I.E. in the current model, a 27 attack versus 15 structure means the 15 structure ship will die quickly, but 27 attack versus 30 structure should allow the defending vessel two return volleys before it dies intead of one. I'm good with a full resolution in one turn in most instances (I've seen some opposing ship stacks last a couple of rounds against each other in some cases), but the disadvantaged side should be able to do better against it's attackers.

Shielding I'm more reluctant r.e. recommending changes, as for the most part I think it works pretty well. That being said, if it is per weapon system and not per volley, well that sounds a little OTT to me.

Another solution would be to allow the defenders to fire first, with only the surviving attackers being able to then return fire, but this might give the defenders too much of an advantage, particularly should planetary batteries also come into play. Of course, if a kill is 2-3x as hard to get in one battle round, then that might not be as bad.

This could be nuanced by having one defender fire, then one attacker, then the next defender, next attacker, etc. alternating until all ships on each side have fired. Once one side's ships have all fired, then the remaining vessels on the other side all fire in succession until everyone has fired.

As for combat speed, which as I understand isn't doing much currently, well you could have a hit formula for each weapon system each round, with stealth and speed reducing the chance of a hit each round. So, say 100% base chance to hit, with a (combat speed/2) deduction to accuracy, with the difference between detection and stealth also applied in some fashion (as a multiplier to modified accuracy, not a direct deduction). So that, say a 100% stealth rating after the sensor deduction reduces accuracy by 50% or 75%. Negative Stealth ratings would make ships easier to hit...

Another thing you could do to make combat a little more nuanced would be to abstract ranging. I.E. combat starts at long range, which reduces weapon strength by say a factor of 4. Starting range at long is assumed to be 100. If both sides are closing on each other, then subtract each side's combat speed from 100. 70 is medium range (weapon strength divided by 2), 40 is close (full weapon strength). If one side is chasing the other, then the difference in speed is added/subtracted from the 100 figure. So a faster fleet blitzing past/running away from a slower fleet will only endure one volley at long range, otherwise the chasing fleet will slowly close the range.

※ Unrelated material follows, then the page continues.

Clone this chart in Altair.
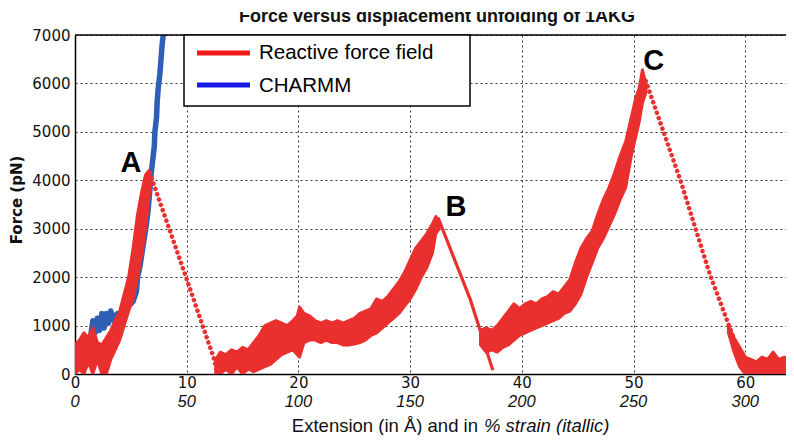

This could be handled solely via formulas, without a complex combat model.

You could also go with a 50% reduction to attack strength at long, and a 25% reduction at medium. If you are really bored, you could reduce base accuracy by 25% at long, and increase it by 25% at short.

If multiple stacks are involved, then the speed of each stack would be used for comparison. So a fast attack stack may quickly close the range in one round, while the slower heavies take more than one round to close to short range. Or, if they have to 'cross' a system, they need to close from 100 to 0 range, then open the range back up to 100 (in the other direction) to get past the defenders. Or maybe just close to 50 then increase to 100 again as they 'flank past' the slower defenders.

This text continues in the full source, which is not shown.